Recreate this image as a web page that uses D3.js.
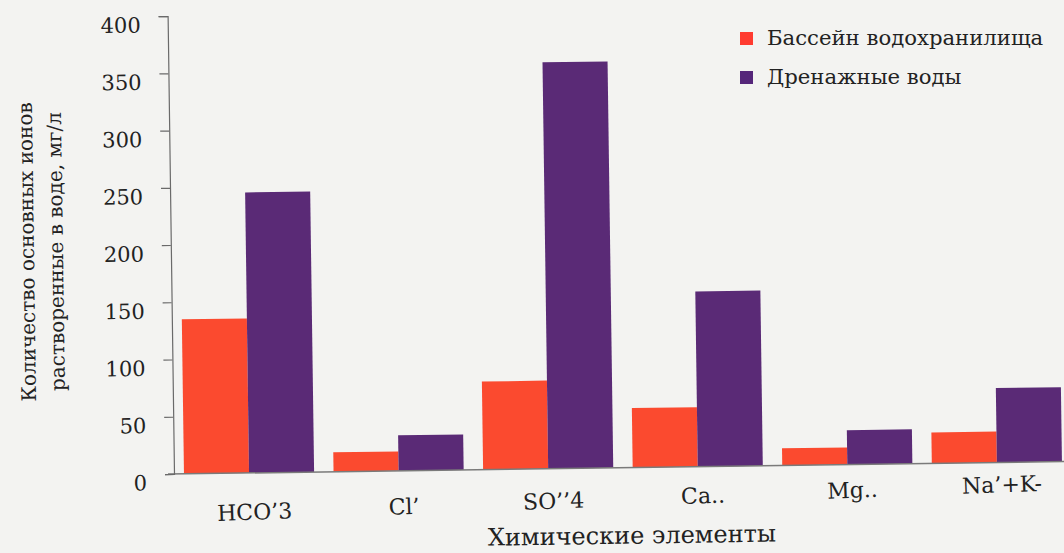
<!DOCTYPE html>
<html>
<head>
<meta charset="utf-8">
<script src="https://cdn.jsdelivr.net/npm/d3@7/dist/d3.min.js"></script>
<style>
  html, body { margin: 0; padding: 0; background: #f3f3f1; }
  svg { display: block; }
  text { font-family: "DejaVu Serif", serif; fill: #222222; }
</style>
</head>
<body>
<svg id="chart" width="1064" height="553"></svg>
<script>
// Ion categories and concentrations, mg/l
const categories = ["HCO’3", "Cl’", "SO’’4", "Ca..", "Mg..", "Na’+K-"];
const reservoirValues = [135, 17, 77, 52, 15, 27];
const drainageValues = [245, 31, 355, 153, 30, 65];
const seriesNames = ["Бассейн водохранилища", "Дренажные воды"];
const yTicks = [0, 50, 100, 150, 200, 250, 300, 350, 400];

const colors = ["#fb4a2f", "#5a2a76"];
const legendColors = ["#ff3b30", "#55267a"];

const svg = d3.select("#chart");

// Slight tilt of the whole page
const g = svg.append("g").attr("transform", "rotate(-0.8, 174, 474)");

const x0 = d3.scaleBand()
  .domain(categories)
  .range([175, 1071])
  .paddingInner(0.13)
  .paddingOuter(0.06);

const x1 = d3.scaleBand()
  .domain([0, 1])
  .range([0, x0.bandwidth()])
  .padding(0);

const y = d3.scaleLinear().domain([0, 400]).range([474, 16]);

// Bars
const series = [reservoirValues, drainageValues];
series.forEach((vals, si) => {
  g.append("g")
    .selectAll("rect")
    .data(vals)
    .join("rect")
    .attr("x", (d, i) => x0(categories[i]) + x1(si))
    .attr("width", x1.bandwidth())
    .attr("y", d => y(d))
    .attr("height", d => y(0) - y(d))
    .attr("fill", colors[si]);
});

// Baseline
g.append("line")
  .attr("x1", 168).attr("x2", 1075)
  .attr("y1", y(0)).attr("y2", y(0))
  .attr("stroke", "#7a7a7a").attr("stroke-width", 1.5);

// Y axis
const yAxis = d3.axisLeft(y).tickValues(yTicks).tickSize(9).tickPadding(18).tickFormat(d3.format("d"));
const ya = g.append("g").attr("transform", "translate(174,0)").call(yAxis);
ya.select(".domain").attr("stroke", "#6a6a6a").attr("stroke-width", 1.2);
ya.selectAll(".tick line").attr("stroke", "#6a6a6a").attr("stroke-width", 1.2);
ya.selectAll(".tick text")
  .attr("font-size", 21)
  .attr("dy", "0.74em")
  .attr("fill", "#222222")
  .style("font-family", "'DejaVu Serif', serif");

// X tick labels
const xl = g.append("g").attr("transform", "rotate(-1.3, 246, 512)");
xl.selectAll("text")
  .data(categories)
  .join("text")
  .attr("x", d => x0(d) + x0.bandwidth() / 2 + 5)
  .attr("y", 521)
  .attr("text-anchor", "middle")
  .attr("font-size", 22)
  .text(d => d);

// X axis title
g.append("text")
  .attr("x", 631).attr("y", 550)
  .attr("text-anchor", "middle")
  .attr("font-size", 24)
  .text("Химические элементы");

// Y axis title (two lines)
const yt = g.append("text")
  .attr("transform", "translate(37,250) rotate(-90)")
  .attr("text-anchor", "middle")
  .attr("font-size", 20);
yt.append("tspan").attr("x", 0).attr("dy", 0).text("Количество основных ионов");
yt.append("tspan").attr("x", 0).attr("dy", 29).text("растворенные в воде, мг/л");

// Legend
const legend = svg.append("g");
const ly = [38, 77];
seriesNames.forEach((name, i) => {
  legend.append("rect")
    .attr("x", 740).attr("y", ly[i] - 6)
    .attr("width", 13).attr("height", 13)
    .attr("fill", legendColors[i]);
  legend.append("text")
    .attr("x", 767).attr("y", ly[i] + 7)
    .attr("font-size", 21.2)
    .text(name);
});
</script>
</body>
</html>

________________

The request:
Print out the material word for word, omitting the pictures.

Response to this exercise:
Recreate this image as a web page that uses D3.js.
<!DOCTYPE html>
<html>
<head>
<meta charset="utf-8">
<script src="https://cdn.jsdelivr.net/npm/d3@7/dist/d3.min.js"></script>
<style>
  html, body { margin: 0; padding: 0; background: #f3f3f1; }
  svg { display: block; }
  text { font-family: "DejaVu Serif", serif; fill: #222222; }
</style>
</head>
<body>
<svg id="chart" width="1064" height="553"></svg>
<script>
// Ion categories and concentrations, mg/l
const categories = ["HCO’3", "Cl’", "SO’’4", "Ca..", "Mg..", "Na’+K-"];
const reservoirValues = [135, 17, 77, 52, 15, 27];
const drainageValues = [245, 31, 355, 153, 30, 65];
const seriesNames = ["Бассейн водохранилища", "Дренажные воды"];
const yTicks = [0, 50, 100, 150, 200, 250, 300, 350, 400];

const colors = ["#fb4a2f", "#5a2a76"];
const legendColors = ["#ff3b30", "#55267a"];

const svg = d3.select("#chart");

// Slight tilt of the whole page
const g = svg.append("g").attr("transform", "rotate(-0.8, 174, 474)");

const x0 = d3.scaleBand()
  .domain(categories)
  .range([175, 1071])
  .paddingInner(0.13)
  .paddingOuter(0.06);

const x1 = d3.scaleBand()
  .domain([0, 1])
  .range([0, x0.bandwidth()])
  .padding(0);

const y = d3.scaleLinear().domain([0, 400]).range([474, 16]);

// Bars
const series = [reservoirValues, drainageValues];
series.forEach((vals, si) => {
  g.append("g")
    .selectAll("rect")
    .data(vals)
    .join("rect")
    .attr("x", (d, i) => x0(categories[i]) + x1(si))
    .attr("width", x1.bandwidth())
    .attr("y", d => y(d))
    .attr("height", d => y(0) - y(d))
    .attr("fill", colors[si]);
});

// Baseline
g.append("line")
  .attr("x1", 168).attr("x2", 1075)
  .attr("y1", y(0)).attr("y2", y(0))
  .attr("stroke", "#7a7a7a").attr("stroke-width", 1.5);

// Y axis
const yAxis = d3.axisLeft(y).tickValues(yTicks).tickSize(9).tickPadding(18).tickFormat(d3.format("d"));
const ya = g.append("g").attr("transform", "translate(174,0)").call(yAxis);
ya.select(".domain").attr("stroke", "#6a6a6a").attr("stroke-width", 1.2);
ya.selectAll(".tick line").attr("stroke", "#6a6a6a").attr("stroke-width", 1.2);
ya.selectAll(".tick text")
  .attr("font-size", 21)
  .attr("dy", "0.74em")
  .attr("fill", "#222222")
  .style("font-family", "'DejaVu Serif', serif");

// X tick labels
const xl = g.append("g").attr("transform", "rotate(-1.3, 246, 512)");
xl.selectAll("text")
  .data(categories)
  .join("text")
  .attr("x", d => x0(d) + x0.bandwidth() / 2 + 5)
  .attr("y", 521)
  .attr("text-anchor", "middle")
  .attr("font-size", 22)
  .text(d => d);

// X axis title
g.append("text")
  .attr("x", 631).attr("y", 550)
  .attr("text-anchor", "middle")
  .attr("font-size", 24)
  .text("Химические элементы");

// Y axis title (two lines)
const yt = g.append("text")
  .attr("transform", "translate(37,250) rotate(-90)")
  .attr("text-anchor", "middle")
  .attr("font-size", 20);
yt.append("tspan").attr("x", 0).attr("dy", 0).text("Количество основных ионов");
yt.append("tspan").attr("x", 0).attr("dy", 29).text("растворенные в воде, мг/л");

// Legend
const legend = svg.append("g");
const ly = [38, 77];
seriesNames.forEach((name, i) => {
  legend.append("rect")
    .attr("x", 740).attr("y", ly[i] - 6)
    .attr("width", 13).attr("height", 13)
    .attr("fill", legendColors[i]);
  legend.append("text")
    .attr("x", 767).attr("y", ly[i] + 7)
    .attr("font-size", 21.2)
    .text(name);
});
</script>
</body>
</html>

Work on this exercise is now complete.